Abstract Monte Carlo-generalized Polynomial Chaos (MC-gPC) has already been thoroughly studied in the literature. MC-gPC both builds a gPC based reduced model of a partial differential equation (PDE) of interest and solves it with an intrusive MC scheme in order to propagate uncertainties. This reduced model captures the behavior of the solution of a set of PDEs subject to some uncertain parameters modeled by random variables. MC-gPC is an intrusive method, it needs modifications of a code in order to be applied. This may be considered a drawback. But, on another hand, important computational gains obtained with MC-gPC have been observed on many applications.
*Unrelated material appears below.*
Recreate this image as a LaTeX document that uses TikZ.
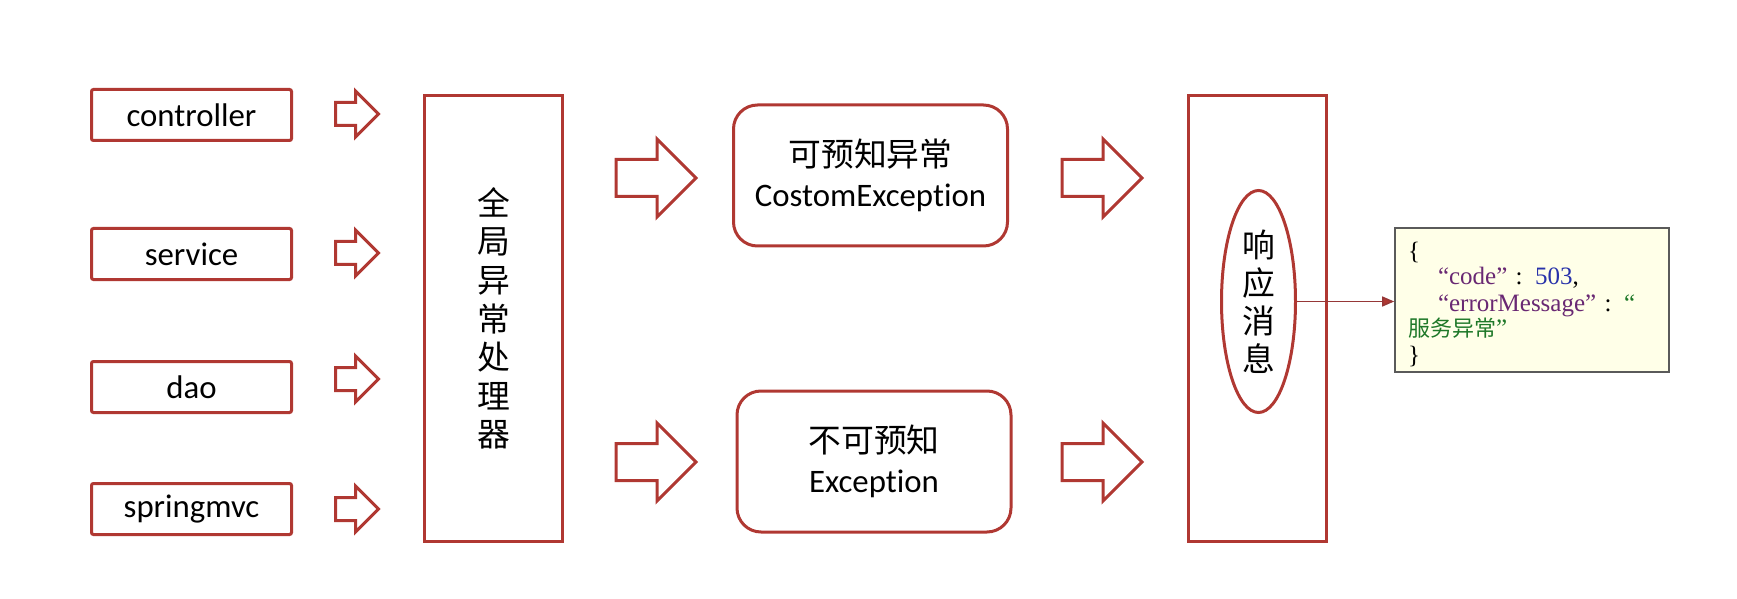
\documentclass[tikz,border=0pt]{standalone}
\usepackage{fontspec}
\setmainfont{Carlito}[Ligatures=NoCommon]
\newfontfamily\cjk{Noto Sans CJK SC}
\newfontfamily\jsonfont{Liberation Serif}
\usetikzlibrary{arrows.meta,shapes.geometric,shapes.arrows}

\definecolor{brick}{RGB}{176,56,50}
\definecolor{jsonbg}{RGB}{255,255,232}
\definecolor{jsonframe}{RGB}{90,90,90}
\definecolor{keypurple}{RGB}{105,40,115}
\definecolor{numblue}{RGB}{40,50,170}
\definecolor{strgreen}{RGB}{30,120,40}
\definecolor{linkred}{RGB}{150,55,55}

\begin{document}
\begin{tikzpicture}[x=0.5pt,y=-0.5pt,
    layerbox/.style={draw=brick,line width=1.5pt,rounded corners=1pt,
        minimum width=100pt,minimum height=25.5pt,
        font=\fontsize{16.4}{19}\selectfont},
    tallbox/.style={draw=brick,line width=1.5pt,
        minimum width=69pt,minimum height=223pt},
    kindbox/.style={draw=brick,line width=1.5pt,rounded corners=12pt,
        minimum width=137pt,minimum height=70.5pt,align=center,
        font=\fontsize{16.4}{20}\selectfont},
    smallarrow/.style={single arrow,draw=brick,line width=1.5pt,
        minimum height=21.5pt,minimum width=21.5pt,inner sep=5pt,
        single arrow head extend=5.75pt,anchor=tail},
    bigarrow/.style={single arrow,draw=brick,line width=1.5pt,
        minimum height=40pt,minimum width=37.5pt,inner sep=8.5pt,
        single arrow head extend=10.25pt,anchor=tail},
    jsonbox/.style={draw=jsonframe,fill=jsonbg,line width=0.8pt,
        text width=124pt,inner xsep=6.5pt,inner ysep=0pt,
        text height=15.5pt,text depth=56.5pt,
        align=left,font=\fontsize{12.5}{13}\jsonfont},
    linkline/.style={draw=linkred,line width=0.7pt,
        -{Triangle[length=6pt,width=5pt,fill=brick]}}
]
    \useasboundingbox (0,0) rectangle (1737,599);

    % layers on the left
    \node[layerbox] (controller) at (191.5,115) {controller};
    \node[layerbox] (service)    at (191.5,254) {service};
    \node[layerbox] (dao)        at (191.5,387) {dao};
    \node[layerbox] (springmvc)  at (191.5,509) {springmvc};

    \node[smallarrow] (ctrlarrow)   at (334,114) {};
    \node[smallarrow] (servarrow)   at (334,253) {};
    \node[smallarrow] (daoarrow)    at (334,379) {};
    \node[smallarrow] (springarrow) at (334,509) {};

    % global handler
    \node[tallbox,align=center,font=\fontsize{16.4}{19.3}\cjk] (handler) at (493.5,318.5)
        {全\\局\\异\\常\\处\\理\\器};

    \node[bigarrow] (toknown)   at (614.5,178) {};
    \node[bigarrow] (tounknown) at (614.5,462) {};

    \node[kindbox] (known)   at (870.5,175.5) {{\cjk 可预知异常}\\CostomException};
    \node[kindbox] (unknown) at (874,461.5)   {{\cjk 不可预知}\\Exception};

    \node[bigarrow] (fromknown)   at (1060.5,178) {};
    \node[bigarrow] (fromunknown) at (1060.5,462) {};

    % response
    \node[tallbox] (response) at (1257.5,318.5) {};
    \node[ellipse,draw=brick,line width=1.5pt,minimum width=37pt,minimum height=111pt,
        inner sep=0pt,align=center,font=\fontsize{16.4}{19}\cjk] (reply) at (1258.5,301.5)
        {响\\应\\消\\息};

    \node[jsonbox] (json) at (1532,300) {%
        \{\\
        \hspace*{15pt}\textcolor{keypurple}{“code”} : \textcolor{numblue}{503},\\
        \hspace*{15pt}\textcolor{keypurple}{“errorMessage”} : \textcolor{strgreen}{“}\\
        \textcolor{strgreen}{{\fontsize{11}{13}\cjk 服务异常}”}\\
        \}};

    \draw[linkline] (reply.east) -- (reply.east -| json.west);
\end{tikzpicture}
\end{document}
The MC-gPC resolution of Boltzmann equation has been investigated in many different ways: the wellposedness of the gPC based reduced model has been proved, the convergence with respect to the truncation order P has been theoretically and numerically studied and the coupling to nonlinear physics has been performed. But the study of the MC noise remains, to our knowledge, to be done. This is the purpose of this paper. We are interested in understanding what can be expected in terms of error estimations with respect to NMC , the number of MC particles. For this, we estimate the variances of non-intrusive gPC and MC-gPC, theoretically and numerically, and compare them in several configurations for several MC schemes (the semi-analog and the non-analog ones). The results show that the MC schemes of the literature used to solve MC-gPC present an excess of variance with respect to the non-intrusive strategies for comparable particle numbers NMC (even if this excess of variance remains acceptable and competitive in many situations).